Os espíritas também não crêem na predestinação e nem na soberania de Deus, explicam as injustiças no mundo como uma forma de pessoas pagarem por seus erros de vidas passadas. Para eles Deus também não tem o direito de agir como quiser. Será que você não tem pensado da mesma forma? Será que diante de uma situação muito difícil você não tem pensado: Deus não tinha o direito de fazer isso!? Não podemos saber qual é o real motivo dos eventos que muitas vezes nos surpreendem, mas podemos ter certeza que eles têm uma função especial nos desígnios de Deus para nós. Ainda que Deus nos lançasse agora mesmo no inferno sem nenhum motivo aparente, ainda sim ele continuaria sendo um Deus de amor, misericórdia e justíssimo! Isso pode parecer apavorante para alguns, Eu, porém, dou glória a Deus!
Veja o exemplo de Eli. Este homem de Deus foi avisado antecipadamente de algo terrível que viria sobre ele, Deus o revelou através de uma criança que os pecados de seus filhos não seriam perdoados de forma alguma, e que ele não teria descendência que continuasse seu nome sobre a terra, sua linhagem seria apagada para sempre.

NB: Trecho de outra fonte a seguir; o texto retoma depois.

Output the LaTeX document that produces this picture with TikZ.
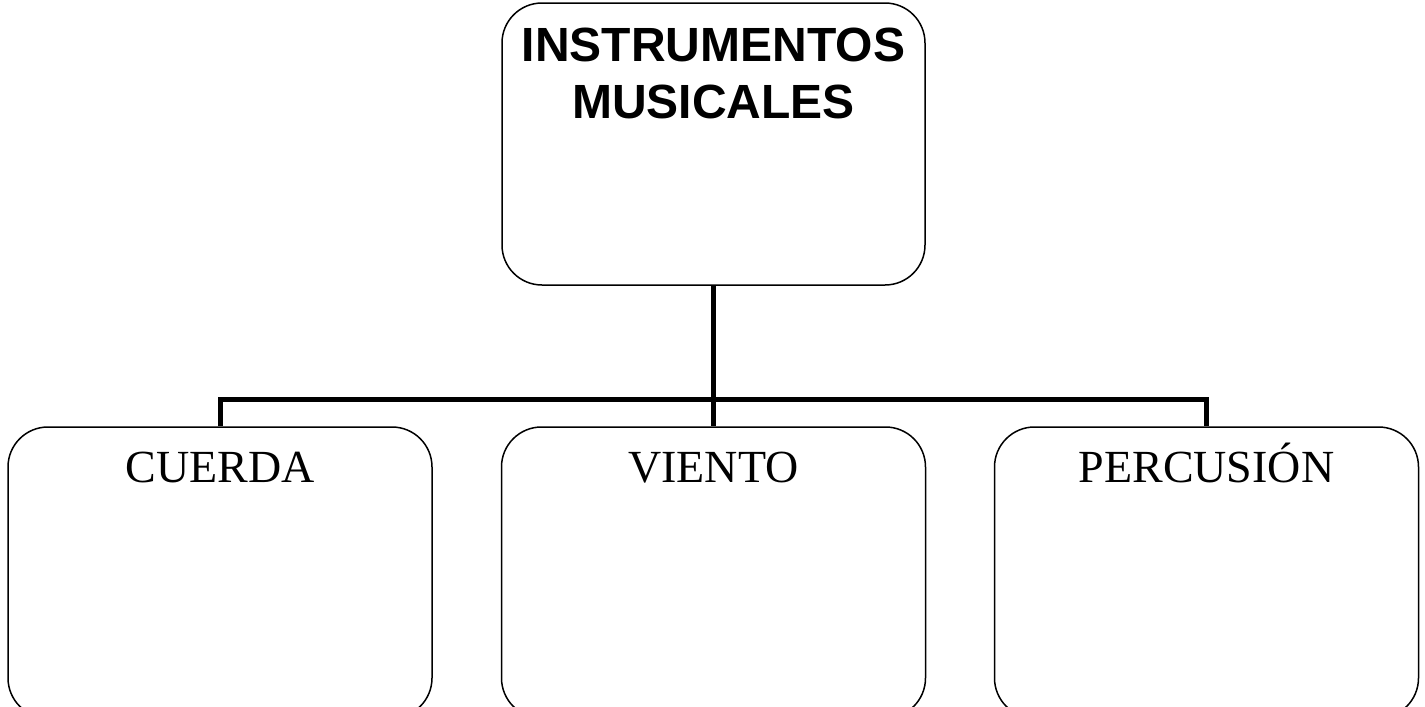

Isso naquela época era algo terrível para um homem, principalmente um sacerdote. Imagine como ficaríamos com uma notícia dessas. “Senhor, castigue meus filhos, mas tenha misericórdia do teu servo, me permita ter uma descendência”. Mas não foi isso que Eli fez, ao invés ele disse:
“Então disse Eli: Ele é o Senhor, faça o que bem parecer aos seus olhos” (1º Samuel 3.18).
Ah se os crentes de hoje amassem dessa forma a soberania do nosso Deus! Apesar de todo mal profetizado sobre sua vida, Eli ainda temia e glorificava a Deus. “Ele é o Senhor”! Quer dizer, ele está acima e mim, ele é justo, tudo o que ele faz tem sentido e razão, quem sou eu pra questionar a justiça e liberdade dele?
Que Senhor aja como lhe parecer melhor e que possamos em toda a situação dizer: Senhor, tu és justo em todos os teus caminhos!